Some questions about causal inference

Jose Pedro Gala sends in some quesetions about statistical methods for causal inferences. I’ll give his questions, then my responses. Jose writes:

1. Type of U in Sensitivity Analyses: We’ve now seen various different methods proposed for sensitivity analysis for causal inference. For many of these methods, a decision has to be made about the type of variable U is–i.e., whether it is binary, continuous, etc. This decision is often arbitrary (in particular when one does not really have a specific unmeasured confounder in mind), although a binary U seems to be the most common choice probably for mathematical convenience! My question is whether it really matters? I.e., if we assume U is binary when in fact the unmeasured confounder needed to really achieve ignorability is in fact continuous, does it matter?? Any thoughts on this? I cannot find appropriate articles in the lit that shed light on this. What might be missed in the subsequent sensitivity analysis if we pretend to have the wrong U? Or does assuming binary U suffice? (I thought this question would be particularly interesting since there is currently very little on your blog concerning sensitivity analyses.)

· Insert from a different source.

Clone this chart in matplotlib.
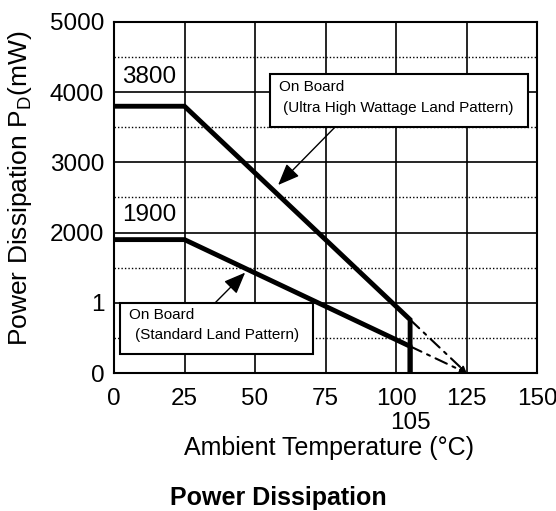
import matplotlib
matplotlib.use("Agg")
import matplotlib.pyplot as plt
from matplotlib.patches import Rectangle

plt.rcParams["font.family"] = ["Liberation Sans", "DejaVu Sans"]

# derating curves (temperature in C, power in mW)
temp_high = [0, 25, 105, 105]
power_high = [3800, 3800, 760, 0]
temp_std = [0, 25, 105, 105]
power_std = [1900, 1900, 380, 0]

# extrapolation to Tj max
ext_temp = [105, 125]
ext_high = [760, 0]
ext_std = [380, 0]

x_ticks = [0, 25, 50, 75, 100, 125, 150]
y_ticks = [0, 1000, 2000, 3000, 4000, 5000]
y_tick_labels = ["0", "1", "2000", "3000", "4000", "5000"]

fig = plt.figure(figsize=(5.56, 5.11), dpi=100)
ax = fig.add_axes([114 / 556, 138 / 511, 423 / 556, 351 / 511])

ax.set_xlim(0, 150)
ax.set_ylim(0, 5000)
ax.set_xticks(x_ticks)
ax.set_yticks(y_ticks)
ax.set_yticklabels(y_tick_labels)
ax.tick_params(length=0, labelsize=17.5)
ax.tick_params(axis="x", pad=11)
ax.tick_params(axis="y", pad=7)

# grid: solid majors, dotted half steps
for x in x_ticks[1:-1]:
    ax.axvline(x, color="black", lw=1.2, zorder=1)
for y in y_ticks[1:-1]:
    ax.axhline(y, color="black", lw=1.2, zorder=1)
for y in [500, 1500, 2500, 3500, 4500]:
    ax.axhline(y, color="black", lw=1.0, ls=(0, (1, 1.5)), zorder=1)
for s in ax.spines.values():
    s.set_linewidth(1.5)

ax.plot(temp_high, power_high, color="black", lw=3.5, solid_joinstyle="miter", zorder=3)
ax.plot(temp_std, power_std, color="black", lw=3.5, solid_joinstyle="miter", zorder=3)

for ys in [ext_high, ext_std]:
    ax.annotate("", xy=(ext_temp[1], ys[1]), xytext=(ext_temp[0], ys[0]),
                arrowprops=dict(arrowstyle="-|>", color="black", lw=1.5,
                                linestyle=(0, (6, 3, 1.5, 3)), mutation_scale=8,
                                shrinkA=0, shrinkB=0), zorder=2)

ax.text(12.4, 4216, "3800", ha="center", va="center", fontsize=17.5)
ax.text(12.4, 2250, "1900", ha="center", va="center", fontsize=17.5)

head = "-|>,head_length=1.1,head_width=0.45"

# callout: ultra high wattage land pattern
ax.add_patch(Rectangle((55.3, 3504), 91.5, 755, fc="white", ec="black", lw=1.5, zorder=4))
ax.text(58.5, 4074, "On Board", fontsize=11, va="center", zorder=5)
ax.text(59.9, 3775, "(Ultra High Wattage Land Pattern)", fontsize=11, va="center", zorder=5)
ax.annotate("", xy=(58.2, 2678), xytext=(78.4, 3504),
            arrowprops=dict(arrowstyle=head, color="black", lw=1.0,
                            mutation_scale=12, shrinkA=0, shrinkB=0), zorder=4)

# callout: standard land pattern
ax.add_patch(Rectangle((2.1, 271), 68.5, 726, fc="white", ec="black", lw=1.5, zorder=4))
ax.text(5.3, 826, "On Board", fontsize=11, va="center", zorder=5)
ax.text(7.4, 541, "(Standard Land Pattern)", fontsize=11, va="center", zorder=5)
ax.annotate("", xy=(46.5, 1430), xytext=(35.8, 997),
            arrowprops=dict(arrowstyle=head, color="black", lw=1.0,
                            mutation_scale=12, shrinkA=0, shrinkB=0), zorder=4)

ax.text(105, -712, "105", ha="center", va="center", fontsize=17.5, clip_on=False)

fig.text(329 / 556, 1 - 448 / 511, "Ambient Temperature (°C)", ha="center", va="center",
         fontsize=18)
fig.text(20 / 556, 1 - 188 / 511, "Power Dissipation P$_\\mathregular{D}$(mW)",
         ha="center", va="center", rotation=90, fontsize=19)
fig.text(0.5, 1 - 498 / 511, "Power Dissipation", ha="center", va="center",
         fontsize=18, fontweight="bold")

fig.savefig("out.png", dpi=100)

2. I have heard time and time again, folx say that propensity score methods (and others) rely on the “constant treatment effect assumption” that E [Y(1) – Y(0)] = ATE = Y_i(1) – Y_i(0) for all i. Y(z) here is the potential outcome at the index z \in {0,1}. I disagree with this. If one wants to make this assumption, that is fine, but I don’t see the _need_ to. In fact, in general I simply don’t believe that the average treatment effect is equal to the individual treatment effects for everyone in the population. I may, even, later want to study how the individual causal effects vary (summarized by a covariate, say), such as for example, look at the effect E [Y(1) – Y(0) | Gender]. What are your thoughts?

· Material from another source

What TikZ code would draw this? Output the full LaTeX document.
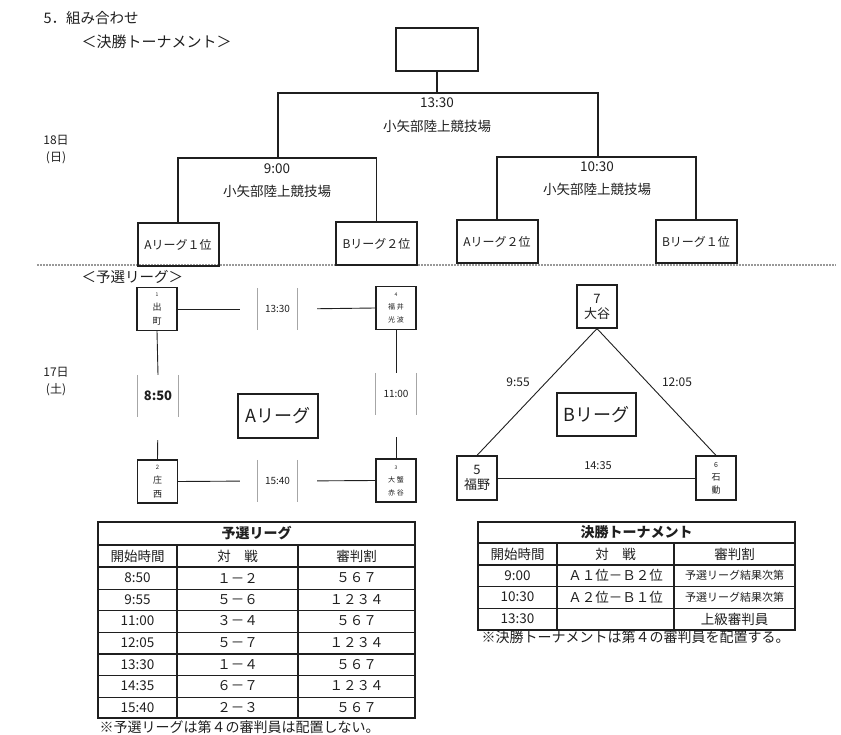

3. Finally, what work has been done that discusses the propogation of errors in propensity score methods? Here’s what I mean: propensity scores are typically estimated, yet I don’t see users of the method ever state how they adjust their standard errors for the subsequent \hat{ATE} to account for the “error” in the estimation of the propensity score. I should note that I see this happening less with folx that use propensity score weighting (they often use the robust or sandwich standard errors which account for the estimation of the weights (prop scores)).

My responses:

1. In thie sorts of problems I work on, I think it makes sense to think of U as continuous (e.g., there is a continuous range of people, rather than 2 types). But if you work in the Rubin causal framework (which I’m still trying to understand), it might be possible to avoid these latent U’s entirely and just work with principal strata defined by the distribution of potential outcomes.

2. I don’t see why propensity scores would rely on a constant treatment effect. Often if’s of interest when treatment effects vary. See the work of Rajeev Dehejia on propensity scores and on varying treatment effects.

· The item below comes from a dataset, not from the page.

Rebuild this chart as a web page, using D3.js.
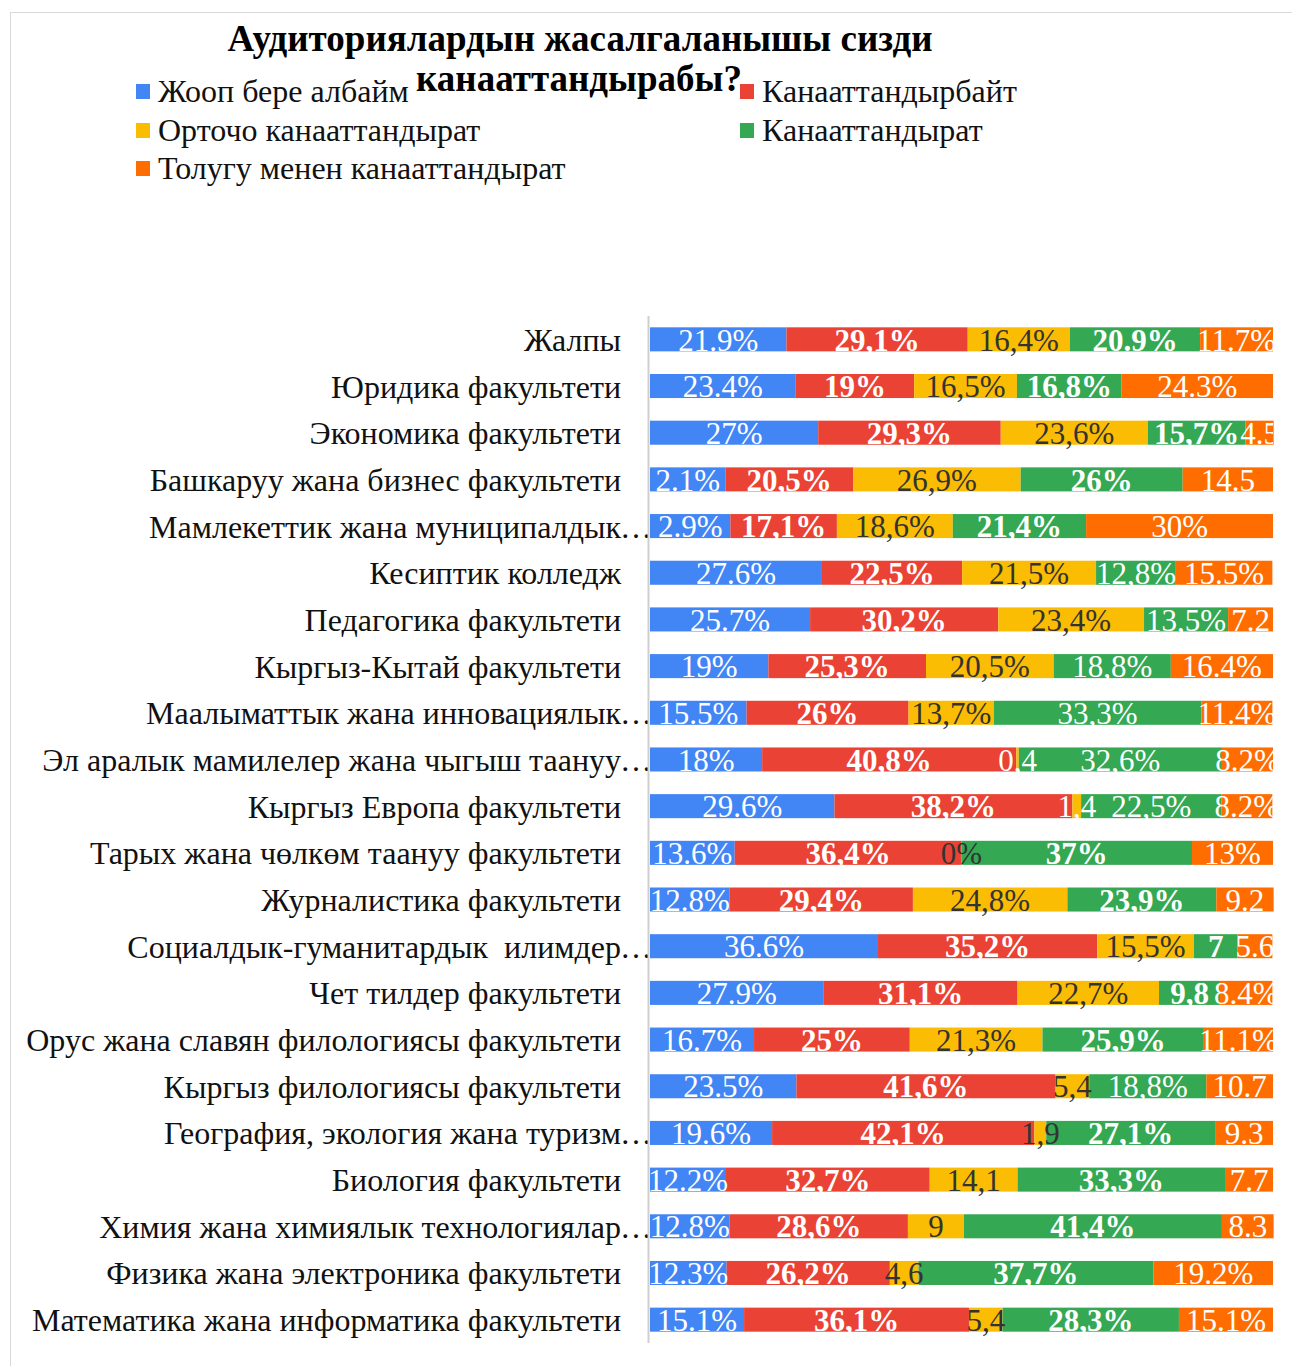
<!DOCTYPE html>
<html>
<head>
<meta charset="utf-8">
<script src="https://cdn.jsdelivr.net/npm/d3@7"></script>
<style>
  body { margin: 0; background: #fff; }
  svg text { font-family: "Liberation Serif", "Times New Roman", serif; white-space: pre; }
</style>
</head>
<body>
<div id="chart"></div>
<script>
// DATA
const categories = [
  "Жалпы",
  "Юридика факультети",
  "Экономика факультети",
  "Башкаруу жана бизнес факультети",
  "Мамлекеттик жана муниципалдык…",
  "Кесиптик колледж",
  "Педагогика факультети",
  "Кыргыз-Кытай факультети",
  "Маалыматтык жана инновациялык…",
  "Эл аралык мамилелер жана чыгыш таануу…",
  "Кыргыз Европа факультети",
  "Тарых жана чөлкөм таануу факультети",
  "Журналистика факультети",
  "Социалдык-гуманитардык  илимдер…",
  "Чет тилдер факультети",
  "Орус жана славян филологиясы факультети",
  "Кыргыз филологиясы факультети",
  "География, экология жана туризм…",
  "Биология факультети",
  "Химия жана химиялык технологиялар…",
  "Физика жана электроника факультети",
  "Математика жана информатика факультети"
];

const seriesNames = ["Жооп бере албайм", "Канааттандырбайт", "Орточо канааттандырат", "Канааттандырат", "Толугу менен канааттандырат"];

const cantAnswer = [21.9, 23.4, 27, 12.1, 12.9, 27.6, 25.7, 19, 15.5, 18, 29.6, 13.6, 12.8, 36.6, 27.9, 16.7, 23.5, 19.6, 12.2, 12.8, 12.3, 15.1];
const notSatisfied = [29.1, 19, 29.3, 20.5, 17.1, 22.5, 30.2, 25.3, 26, 40.8, 38.2, 36.4, 29.4, 35.2, 31.1, 25, 41.6, 42.1, 32.7, 28.6, 26.2, 36.1];
const middling = [16.4, 16.5, 23.6, 26.9, 18.6, 21.5, 23.4, 20.5, 13.7, 0.4, 1.4, 0, 24.8, 15.5, 22.7, 21.3, 5.4, 1.9, 14.1, 9, 4.6, 5.4];
const satisfied = [20.9, 16.8, 15.7, 26, 21.4, 12.8, 13.5, 18.8, 33.3, 32.6, 22.5, 37, 23.9, 7, 9.8, 25.9, 18.8, 27.1, 33.3, 41.4, 37.7, 28.3];
const fully = [11.7, 24.3, 4.5, 14.5, 30, 15.5, 7.2, 16.4, 11.4, 8.2, 8.2, 13, 9.2, 5.6, 8.4, 11.1, 10.7, 9.3, 7.7, 8.3, 19.2, 15.1];

// labels as they are printed on the bars
const cantAnswerLabels = ["21.9%","23.4%","27%","2.1%","2.9%","27.6%","25.7%","19%","15.5%","18%","29.6%","13.6%","12.8%","36.6%","27.9%","16.7%","23.5%","19.6%","12.2%","12.8%","12.3%","15.1%"];
const notSatisfiedLabels = ["29,1%","19%","29,3%","20,5%","17,1%","22,5%","30,2%","25,3%","26%","40,8%","38,2%","36,4%","29,4%","35,2%","31,1%","25%","41,6%","42,1%","32,7%","28,6%","26,2%","36,1%"];
const middlingLabels = ["16,4%","16,5%","23,6%","26,9%","18,6%","21,5%","23,4%","20,5%","13,7%","0,4","1,4","0%","24,8%","15,5%","22,7%","21,3%","5,4","1,9","14,1","9","4,6","5,4"];
const satisfiedLabels = ["20.9%","16,8%","15,7%","26%","21,4%","12,8%","13,5%","18,8%","33,3%","32,6%","22,5%","37%","23,9%","7","9,8","25,9%","18,8%","27,1%","33,3%","41,4%","37,7%","28,3%"];
const fullyLabels = ["11.7%","24.3%","4.5","14.5","30%","15.5%","7.2","16.4%","11.4%","8.2%","8.2%","13%","9.2","5.6","8.4%","11.1%","10.7","9.3","7.7","8.3","19.2%","15.1%"];

const colors = ["#4285F4", "#EA4335", "#FBBC04", "#34A853", "#FF6D01"];
const labelColors = ["#fff", "#fff", "#333", "#fff", "#fff"];
const labelWeights = ["normal", "bold", "normal", "bold", "normal"];
const plainGreenRows = [5, 6, 7, 8, 9, 10, 16];

const values = [cantAnswer, notSatisfied, middling, satisfied, fully];
const labels = [cantAnswerLabels, notSatisfiedLabels, middlingLabels, satisfiedLabels, fullyLabels];

// SIZE
const width = 1292, height = 1366;
const margin = { left: 650, right: 19, top: 316, bottom: 23 };

const svg = d3.select("#chart").append("svg")
  .attr("width", width)
  .attr("height", height);

// frame
svg.append("rect")
  .attr("x", 10.5).attr("y", 12.5)
  .attr("width", width).attr("height", height)
  .attr("fill", "none")
  .attr("stroke", "#d9d9d9");

// SCALES
const xScale = d3.scaleLinear()
  .domain([0, 100])
  .range([margin.left, width - margin.right]);

const yScale = d3.scaleBand()
  .domain(categories)
  .range([margin.top, height - margin.bottom])
  .paddingInner(0.485)
  .paddingOuter(0.2425);

// stack rows
const rows = categories.map((c, i) => {
  const r = { cat: c, i: i };
  seriesNames.forEach((s, k) => { r[k] = values[k][i]; });
  return r;
});
const stack = d3.stack().keys(d3.range(seriesNames.length))(rows);

// TITLE
const title = svg.append("text")
  .attr("text-anchor", "middle")
  .attr("font-size", 37)
  .attr("font-weight", "bold")
  .attr("fill", "#000");
title.append("tspan").attr("x", 580).attr("y", 51).text("Аудиториялардын жасалгаланышы сизди");
title.append("tspan").attr("x", 579).attr("y", 91).text("канааттандырабы?");

// LEGEND
const legendPos = [[136, 92], [740, 92], [136, 131], [740, 131], [136, 169]];
const legend = svg.append("g").attr("class", "legend")
  .selectAll("g")
  .data(seriesNames)
  .join("g")
  .attr("transform", (d, k) => `translate(${legendPos[k][0]},${legendPos[k][1]})`);
legend.append("rect")
  .attr("x", 0).attr("y", -8)
  .attr("width", 14).attr("height", 15)
  .attr("fill", (d, k) => colors[k]);
legend.append("text")
  .attr("x", 22).attr("y", 10)
  .attr("font-size", 32)
  .attr("fill", "#111")
  .text(d => d);

// CATEGORY LABELS
const catLabels = svg.append("g").attr("class", "yLabels")
  .selectAll("text")
  .data(categories)
  .join("text")
  .attr("y", d => yScale(d) + yScale.bandwidth() / 2)
  .attr("dy", "0.36em")
  .attr("font-size", 32)
  .attr("fill", "#111");
catLabels.each(function (d) {
  const t = d3.select(this);
  if (d.endsWith("…")) {
    t.attr("x", 621).attr("text-anchor", "end").text(d.slice(0, -1));
    svg.select(".yLabels").append("text")
      .attr("x", 620)
      .attr("y", yScale(d) + yScale.bandwidth() / 2)
      .attr("dy", "0.36em")
      .attr("font-size", 32)
      .attr("fill", "#111")
      .text("…");
  } else {
    t.attr("x", 621).attr("text-anchor", "end").text(d);
  }
});

// AXIS LINE
svg.append("line")
  .attr("x1", margin.left - 1.5).attr("x2", margin.left - 1.5)
  .attr("y1", margin.top).attr("y2", height - margin.bottom)
  .attr("stroke", "#cfcfcf")
  .attr("stroke-width", 2);

// BARS
svg.append("clipPath").attr("id", "plotClip")
  .append("rect")
  .attr("x", margin.left).attr("y", margin.top)
  .attr("width", width - margin.left - margin.right)
  .attr("height", height - margin.top - margin.bottom);

const layers = svg.append("g").attr("class", "bars")
  .selectAll("g")
  .data(stack)
  .join("g")
  .attr("fill", d => colors[d.key]);

layers.selectAll("rect")
  .data(d => d)
  .join("rect")
  .attr("x", d => xScale(d[0]))
  .attr("y", d => yScale(d.data.cat))
  .attr("width", d => Math.max(0, xScale(d[1]) - xScale(d[0])))
  .attr("height", yScale.bandwidth());

// BAR LABELS
const labelLayer = svg.append("g").attr("clip-path", "url(#plotClip)");
stack.forEach(layer => {
  const k = layer.key;
  labelLayer.append("g")
    .selectAll("text")
    .data(layer)
    .join("text")
    .attr("x", d => (xScale(d[0]) + xScale(d[1])) / 2)
    .attr("y", d => yScale(d.data.cat) + yScale.bandwidth() / 2)
    .attr("dy", "0.36em")
    .attr("text-anchor", "middle")
    .attr("font-size", 31)
    .attr("font-weight", d => (k === 3 && plainGreenRows.includes(d.data.i)) ? "normal" : labelWeights[k])
    .attr("fill", d => (k === 2 && d.data[k] > 0 && d.data[k] < 1.5) ? "#fff" : labelColors[k])
    .text(d => labels[k][d.data.i]);
});
</script>
</body>
</html>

3. This is a tough problem. I think the right way to do it is through hierarchical Bayes, allowing treatment effects to vary by categories, but in practice I don’t know that it’s been done. You could try bootstrap or jackknife, maybe.

2 thoughts on “Some questions about causal inference

  1. on 1: one can think of U as one continues or even multiple unobserved confounders. in fact, on can show that within the Rosenbaum sensitivity framework, the non-parametric Manksi bounds are an extreme case of hidden bias arising from U

    on 2: they do not rely on a constant treatment effect

    on 3: currently there is no way known to me of adjusting s.e. of matching for first step estimation of the PS. (although that is easy to do with estimators of treatment effect that weigh on the PS). if you match on the true propersity score the bootstrap will not work (at least for NN-matching on the propensity score with replacement.) my guess is that the same is true for the estimated propensity score, although it could be the case that estimating the propensity score in the first step makes the matching estimator smooth enough for the bootstrap to work. the boostrap certainly does not work for regular NN-Matching, see Alberto and Guido's paper on this topic at: http://ksghome.harvard.edu/~.aabadie.academic.ksg

    best,
    jens

  2. 1. Others know more about this than I do, but there is a new paper by Andrea Ichino worth reading on this.

    2. If you estimated the mean effect of treatment on the treated under the assumption that Y0 indep D | X then you can have heterogenous treatment effects. If you estimate the ATE under (Y0,Y1) indep D | X then you can only have heterogeneous treatment effects that vary with X. These two cases are more different than literature makes them out to be.

    3. Heckman, Ichimura and Todd (1997) in the Review of Economic Studies provide asymptotic variance formulae for kernel matching. Because the propensity score model is parametric it converges faster and thus the estimation error in the propensity score does not appear in the asymptotic variance formula. They also present an analysis showing that failing to take account of the estimation error associated with the propensity score leads the asymptotic variance estimates to understate the truth in samples of reasonable size.

    Bootstrapping should work for matching estimators based on smooth non-parametric smoothers, such as kernel matching or local linear matching, and for inverse probability weighting. The aspect of NN that causes the problem is the lack of smoothness.